* Task details: Copy out the records in full, word for word, without pictures.
+++ Available records +++
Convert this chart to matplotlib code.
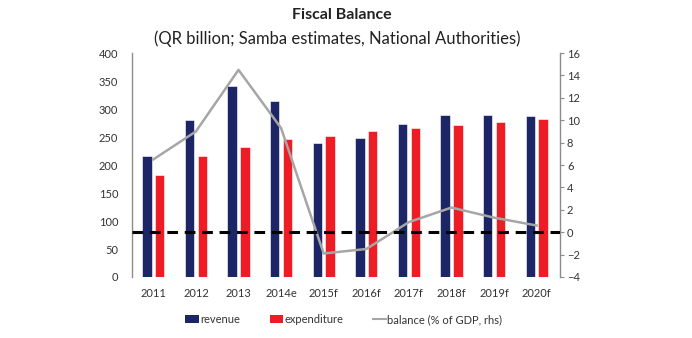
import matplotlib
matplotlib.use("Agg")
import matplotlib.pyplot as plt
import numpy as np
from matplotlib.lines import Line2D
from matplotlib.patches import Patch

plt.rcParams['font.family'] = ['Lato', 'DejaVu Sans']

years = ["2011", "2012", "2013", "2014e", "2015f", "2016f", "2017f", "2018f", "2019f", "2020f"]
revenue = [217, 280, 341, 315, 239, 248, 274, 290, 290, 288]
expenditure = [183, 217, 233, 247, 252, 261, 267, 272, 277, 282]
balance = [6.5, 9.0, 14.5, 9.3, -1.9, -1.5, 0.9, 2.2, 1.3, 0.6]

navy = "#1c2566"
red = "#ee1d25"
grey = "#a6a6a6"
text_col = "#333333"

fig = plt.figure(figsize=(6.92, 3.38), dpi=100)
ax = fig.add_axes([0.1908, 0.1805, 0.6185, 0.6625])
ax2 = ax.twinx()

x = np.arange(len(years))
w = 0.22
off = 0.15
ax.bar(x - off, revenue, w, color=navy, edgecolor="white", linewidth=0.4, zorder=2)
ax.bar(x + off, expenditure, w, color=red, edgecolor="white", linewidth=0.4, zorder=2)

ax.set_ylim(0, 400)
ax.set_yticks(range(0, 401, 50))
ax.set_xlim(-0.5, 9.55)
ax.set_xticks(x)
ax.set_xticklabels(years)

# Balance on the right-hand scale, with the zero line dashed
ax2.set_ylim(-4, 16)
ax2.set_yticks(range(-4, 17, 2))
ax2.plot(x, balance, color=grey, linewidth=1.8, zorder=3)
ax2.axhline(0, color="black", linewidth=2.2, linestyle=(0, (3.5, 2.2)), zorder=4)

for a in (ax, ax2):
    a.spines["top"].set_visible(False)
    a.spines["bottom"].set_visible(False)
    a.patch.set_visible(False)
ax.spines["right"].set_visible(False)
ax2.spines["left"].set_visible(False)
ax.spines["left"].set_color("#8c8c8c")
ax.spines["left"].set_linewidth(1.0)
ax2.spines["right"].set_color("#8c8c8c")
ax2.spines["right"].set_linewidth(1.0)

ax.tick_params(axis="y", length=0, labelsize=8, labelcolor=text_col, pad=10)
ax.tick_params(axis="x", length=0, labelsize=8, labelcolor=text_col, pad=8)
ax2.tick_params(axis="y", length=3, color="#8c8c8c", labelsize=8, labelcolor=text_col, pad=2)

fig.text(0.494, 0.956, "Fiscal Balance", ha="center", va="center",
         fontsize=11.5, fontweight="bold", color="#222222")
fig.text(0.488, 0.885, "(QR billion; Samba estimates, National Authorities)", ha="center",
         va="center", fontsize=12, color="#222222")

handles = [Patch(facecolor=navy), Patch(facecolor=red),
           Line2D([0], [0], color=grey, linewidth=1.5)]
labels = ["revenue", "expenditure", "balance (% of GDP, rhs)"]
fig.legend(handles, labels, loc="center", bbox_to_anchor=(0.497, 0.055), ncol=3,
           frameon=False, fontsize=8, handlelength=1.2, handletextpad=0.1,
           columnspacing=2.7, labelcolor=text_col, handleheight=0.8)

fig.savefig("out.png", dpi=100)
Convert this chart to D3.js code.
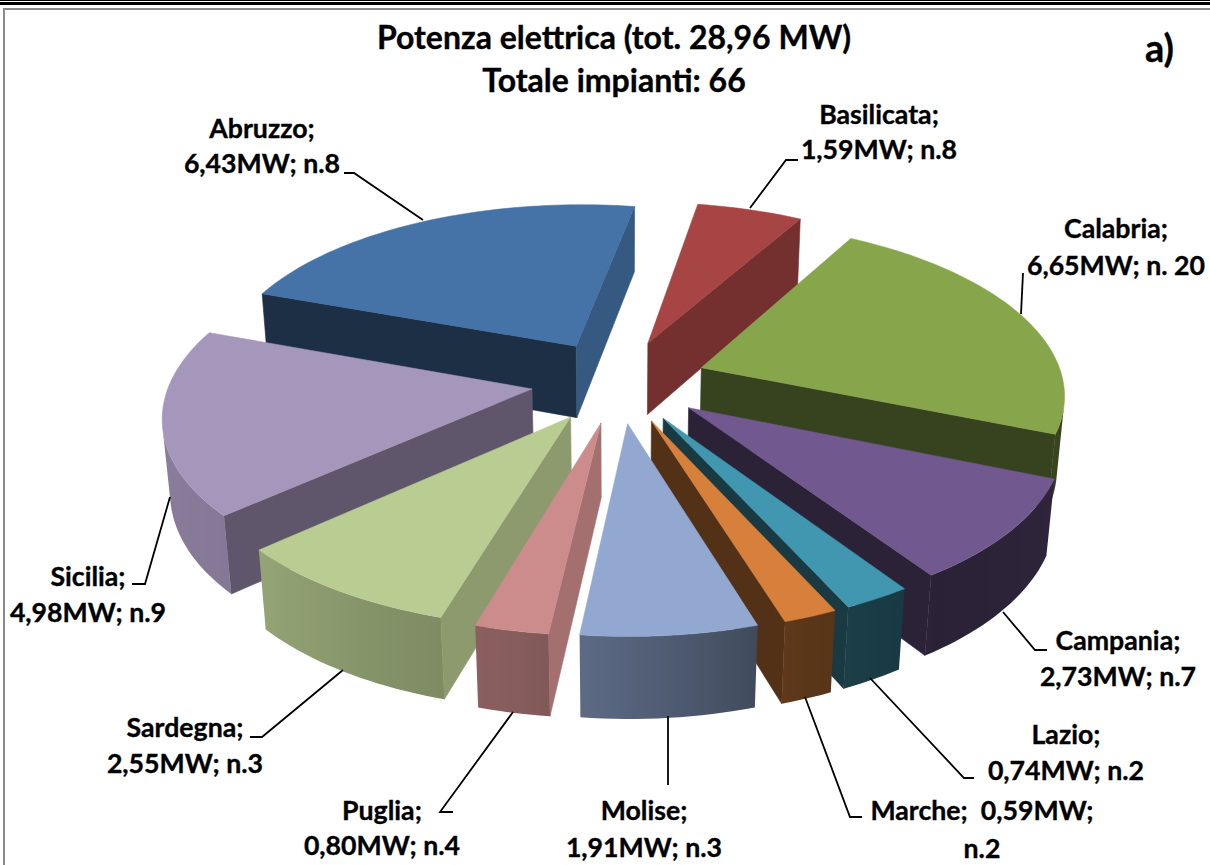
+++
* Solution to the exercise:
Convert this chart to matplotlib code.
import matplotlib
matplotlib.use("Agg")
import matplotlib.pyplot as plt
import numpy as np
from matplotlib.lines import Line2D
from matplotlib.patches import Patch

plt.rcParams['font.family'] = ['Lato', 'DejaVu Sans']

years = ["2011", "2012", "2013", "2014e", "2015f", "2016f", "2017f", "2018f", "2019f", "2020f"]
revenue = [217, 280, 341, 315, 239, 248, 274, 290, 290, 288]
expenditure = [183, 217, 233, 247, 252, 261, 267, 272, 277, 282]
balance = [6.5, 9.0, 14.5, 9.3, -1.9, -1.5, 0.9, 2.2, 1.3, 0.6]

navy = "#1c2566"
red = "#ee1d25"
grey = "#a6a6a6"
text_col = "#333333"

fig = plt.figure(figsize=(6.92, 3.38), dpi=100)
ax = fig.add_axes([0.1908, 0.1805, 0.6185, 0.6625])
ax2 = ax.twinx()

x = np.arange(len(years))
w = 0.22
off = 0.15
ax.bar(x - off, revenue, w, color=navy, edgecolor="white", linewidth=0.4, zorder=2)
ax.bar(x + off, expenditure, w, color=red, edgecolor="white", linewidth=0.4, zorder=2)

ax.set_ylim(0, 400)
ax.set_yticks(range(0, 401, 50))
ax.set_xlim(-0.5, 9.55)
ax.set_xticks(x)
ax.set_xticklabels(years)

# Balance on the right-hand scale, with the zero line dashed
ax2.set_ylim(-4, 16)
ax2.set_yticks(range(-4, 17, 2))
ax2.plot(x, balance, color=grey, linewidth=1.8, zorder=3)
ax2.axhline(0, color="black", linewidth=2.2, linestyle=(0, (3.5, 2.2)), zorder=4)

for a in (ax, ax2):
    a.spines["top"].set_visible(False)
    a.spines["bottom"].set_visible(False)
    a.patch.set_visible(False)
ax.spines["right"].set_visible(False)
ax2.spines["left"].set_visible(False)
ax.spines["left"].set_color("#8c8c8c")
ax.spines["left"].set_linewidth(1.0)
ax2.spines["right"].set_color("#8c8c8c")
ax2.spines["right"].set_linewidth(1.0)

ax.tick_params(axis="y", length=0, labelsize=8, labelcolor=text_col, pad=10)
ax.tick_params(axis="x", length=0, labelsize=8, labelcolor=text_col, pad=8)
ax2.tick_params(axis="y", length=3, color="#8c8c8c", labelsize=8, labelcolor=text_col, pad=2)

fig.text(0.494, 0.956, "Fiscal Balance", ha="center", va="center",
         fontsize=11.5, fontweight="bold", color="#222222")
fig.text(0.488, 0.885, "(QR billion; Samba estimates, National Authorities)", ha="center",
         va="center", fontsize=12, color="#222222")

handles = [Patch(facecolor=navy), Patch(facecolor=red),
           Line2D([0], [0], color=grey, linewidth=1.5)]
labels = ["revenue", "expenditure", "balance (% of GDP, rhs)"]
fig.legend(handles, labels, loc="center", bbox_to_anchor=(0.497, 0.055), ncol=3,
           frameon=False, fontsize=8, handlelength=1.2, handletextpad=0.1,
           columnspacing=2.7, labelcolor=text_col, handleheight=0.8)

fig.savefig("out.png", dpi=100)
Convert this chart to D3.js code.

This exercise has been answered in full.